Franchise Business Index Suffers First Decrease In 10 Months
Written by Tim Morral
Franchise industry outlook prompts International Franchise Association CEO Steve Caldeira to petition President Obama to reconsider tax increases that would affect many of the nation's franchisees.
The International Franchise Association (IFA) has announced that the June Franchise Business Index declined for the first time in ten months, reflecting disturbing trends in small business optimism and in self-employment rates across the U.S. economy.
Although the decline in the June Franchise Business Index was partially mitigated by hiring gains in franchise-friendly industries like quick service restaurants (QSRs), business services and retail, the larger story may be that existing and prospective franchisees are encountering obstacles that limit expansion, investment and business growth.
"It is becoming increasingly difficult for prospective franchisees and investors to get into franchising, for existing franchisees to expand their operations or make capital investments in their current establishments, and for franchisors to make decisions about growth plans due to the ongoing uncertainty in the tax code, regulations stemming from the health care law and the lack of a full recovery in the credit markets which has affected access to capital," said IFA President & CEO Steve Caldeira.
Consequently, Caldeira reached out to the Obama administration on behalf of the IFA and its constituents, urging the president to reconsider his proposed tax increase on individuals earning more than $250k per year. According to Caldeira, more than 80 percent of IFA members file as pass-through organizations (e.g. LLCs, partnerships, S-corps or sole proprietorships). Under these tax structures, business profits carry into individual tax rates. Caldeira argues that income-based tax increases would further limit franchisees' ability to expand their businesses in the coming years.

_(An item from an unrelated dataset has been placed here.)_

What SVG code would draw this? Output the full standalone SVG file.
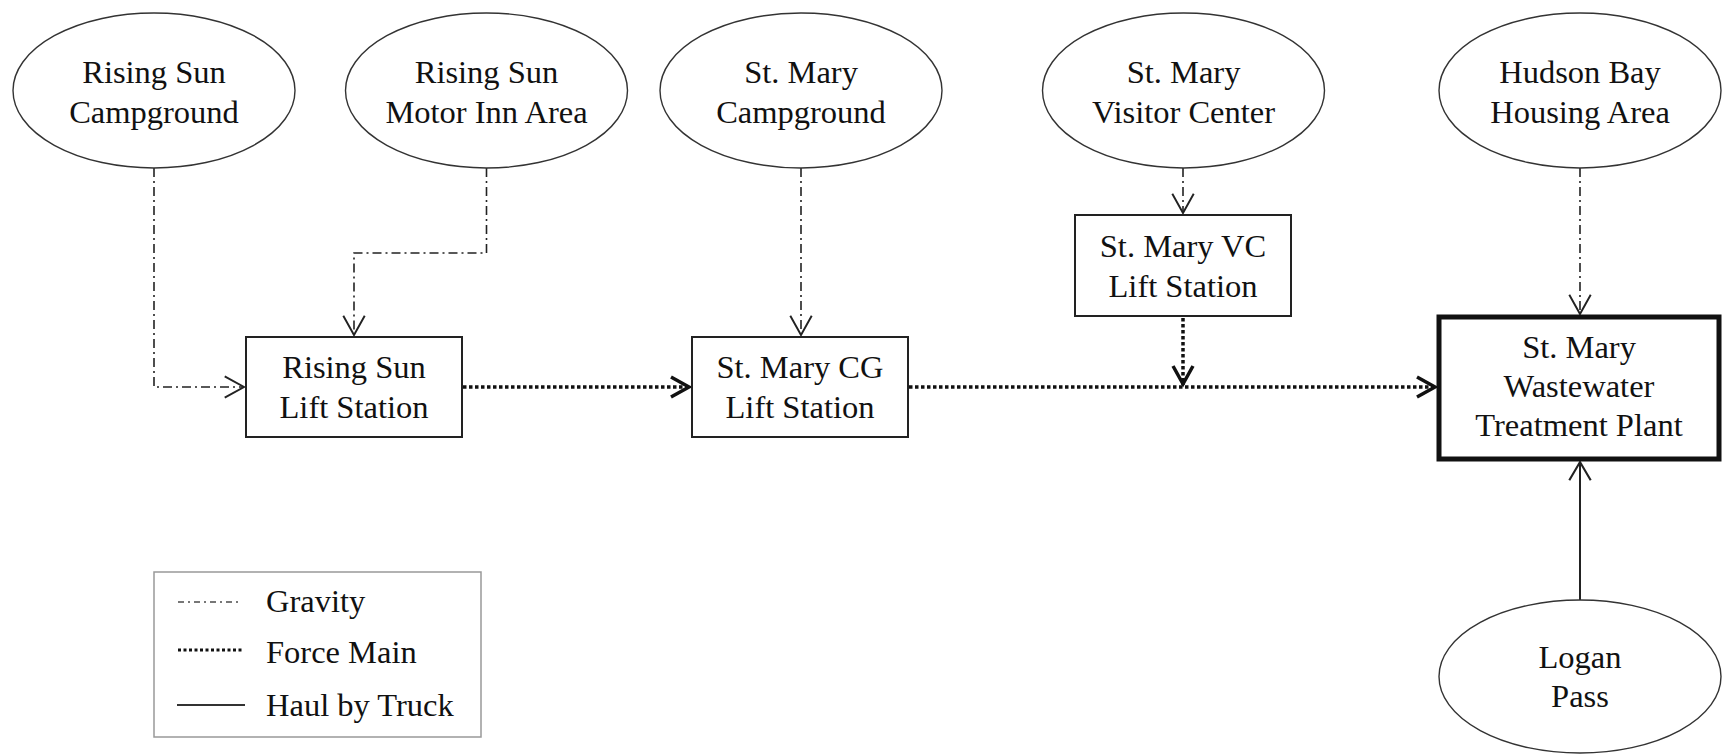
<svg xmlns="http://www.w3.org/2000/svg" width="1722" height="754" viewBox="0 0 1722 754">
<style>
  text { font-family: "Liberation Serif", "Times New Roman", serif; font-size: 32.5px; fill: #111; text-anchor: middle; }
  .leg text, text.leg { text-anchor: start; }
  .ell { fill: #fff; stroke: #333; stroke-width: 1.4; }
  .box { fill: #fff; stroke: #222; stroke-width: 2; }
  .plant { fill: #fff; stroke: #111; stroke-width: 5; }
  .grav { fill: none; stroke: #222; stroke-width: 1.6; stroke-dasharray: 9 4 2 4; }
  .force { fill: none; stroke: #111; stroke-width: 3.5; stroke-dasharray: 3.5 2.5; }
  .truck { fill: none; stroke: #222; stroke-width: 2; }
</style>
<defs>
  <marker id="arrG" markerUnits="userSpaceOnUse" markerWidth="30" markerHeight="30" viewBox="-22 -14 26 28" refX="0" refY="0" orient="auto">
    <path d="M-18,-10 L0,0 L-18,10" fill="none" stroke="#222" stroke-width="1.8"/>
  </marker>
  <marker id="arrF" markerUnits="userSpaceOnUse" markerWidth="30" markerHeight="30" viewBox="-24 -15 28 30" refX="0" refY="0" orient="auto">
    <path d="M-19,-10 L-1,0 L-19,10" fill="none" stroke="#111" stroke-width="3.5"/>
  </marker>
  <marker id="arrT" markerUnits="userSpaceOnUse" markerWidth="30" markerHeight="30" viewBox="-22 -14 26 28" refX="0" refY="0" orient="auto">
    <path d="M-17,-10 L0,0 L-17,10" fill="none" stroke="#222" stroke-width="2"/>
  </marker>
</defs>

<g id="connectors">
  <polyline class="grav" points="154,168 154,387 244,387" marker-end="url(#arrG)"/>
  <polyline class="grav" points="486.5,168 486.5,253 354,253 354,335" marker-end="url(#arrG)"/>
  <polyline class="grav" points="801,168 801,335" marker-end="url(#arrG)"/>
  <polyline class="grav" points="1183,168 1183,213" marker-end="url(#arrG)"/>
  <polyline class="grav" points="1580,168 1580,314" marker-end="url(#arrG)"/>
  <line class="force" x1="463" y1="387" x2="690" y2="387" marker-end="url(#arrF)"/>
  <line class="force" x1="909" y1="387" x2="1436" y2="387" marker-end="url(#arrF)"/>
  <line class="force" x1="1183" y1="318" x2="1183" y2="385" marker-end="url(#arrF)"/>
  <line class="truck" x1="1580" y1="600" x2="1580" y2="462" marker-end="url(#arrT)"/>
</g>

<g id="rising-sun-campground">
  <ellipse class="ell" cx="154" cy="90.5" rx="141" ry="77.5"/>
  <text x="154" y="82.5">Rising Sun</text>
  <text x="154" y="122.5">Campground</text>
</g>
<g id="rising-sun-motor-inn">
  <ellipse class="ell" cx="486.5" cy="90.5" rx="141" ry="77.5"/>
  <text x="486.5" y="82.5">Rising Sun</text>
  <text x="486.5" y="122.5">Motor Inn Area</text>
</g>
<g id="st-mary-campground">
  <ellipse class="ell" cx="801" cy="90.5" rx="141" ry="77.5"/>
  <text x="801" y="82.5">St. Mary</text>
  <text x="801" y="122.5">Campground</text>
</g>
<g id="st-mary-visitor-center">
  <ellipse class="ell" cx="1183.5" cy="90.5" rx="141" ry="77.5"/>
  <text x="1183.5" y="82.5">St. Mary</text>
  <text x="1183.5" y="122.5">Visitor Center</text>
</g>
<g id="hudson-bay">
  <ellipse class="ell" cx="1580" cy="90.5" rx="141" ry="77.5"/>
  <text x="1580" y="82.5">Hudson Bay</text>
  <text x="1580" y="122.5">Housing Area</text>
</g>

<g id="rising-sun-lift">
  <rect class="box" x="246" y="337" width="216" height="100"/>
  <text x="354" y="378">Rising Sun</text>
  <text x="354" y="418">Lift Station</text>
</g>
<g id="st-mary-cg-lift">
  <rect class="box" x="692" y="337" width="216" height="100"/>
  <text x="800" y="378">St. Mary CG</text>
  <text x="800" y="418">Lift Station</text>
</g>
<g id="st-mary-vc-lift">
  <rect class="box" x="1075" y="215" width="216" height="101"/>
  <text x="1183" y="257">St. Mary VC</text>
  <text x="1183" y="297">Lift Station</text>
</g>
<g id="wwtp">
  <rect class="plant" x="1439" y="317" width="280" height="142"/>
  <text x="1579" y="358">St. Mary</text>
  <text x="1579" y="397">Wastewater</text>
  <text x="1579" y="436">Treatment Plant</text>
</g>
<g id="logan-pass">
  <ellipse class="ell" cx="1580" cy="676.5" rx="141" ry="76.5"/>
  <text x="1580" y="668">Logan</text>
  <text x="1580" y="707">Pass</text>
</g>

<g id="legend" class="leg">
  <rect x="154" y="572" width="327" height="165" fill="#fff" stroke="#999" stroke-width="1.5"/>
  <line x1="178" y1="602" x2="242" y2="602" stroke="#777" stroke-width="2" stroke-dasharray="6 4 2 4"/>
  <line x1="178" y1="650" x2="242" y2="650" stroke="#111" stroke-width="3" stroke-dasharray="3 2.5"/>
  <line x1="177" y1="705" x2="245" y2="705" stroke="#333" stroke-width="2"/>
  <text x="266" y="612">Gravity</text>
  <text x="266" y="663">Force Main</text>
  <text x="266" y="716">Haul by Truck</text>
</g>
</svg>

Additionally, the planned tax increase may have important ramifications for new franchisees and business owners, depending on how they structure their startup companies. Now more than ever, it's critical for emerging franchisees to exercise diligence when choosing a legal business entity.
While most individuals don't want their taxes increased, there is a credible argument that is made by many economic experts that the deficit cannot be reduced without raising taxes and, moreover, that economic recovery will not occur without strengthening the fundamentals of the U.S. economy, including reducing the deficit.
Despite arguments that taxing small business owners will hinder economic growth, history indicates that this is not necessarily the case. President Clinton, 17 years ago and coming out of an economic decline, increased taxes on the nation's top earners. Subsequently, the economy grew rapidly, creating more than 20 million new jobs and the United States achieved its first balanced budget since 1969.
While there is no way to ascertain with certainty what the effect of the wealthy paying more in taxes might have on the economy, one can be certain that this will remain a hotly debated topic up to, until and after the November election. It will also be a well-funded topic, with self-interest fueling unprecedented political donations (thank you, Citizens United) that many believe will allow the more motivated and better funded side to buy the U.S. election outright.
In other franchising news related to this economic report, the unemployment rate and the indicator of consumer demand for franchise sector goods and services remained flat in June. "The franchise sector like the rest of the U.S. economy has seen a mixture of bad and good news recently, and this is reflected in the leveling out of the Franchise Business Index over the last two months," said IHS Global Insight Senior Economist James Gillula.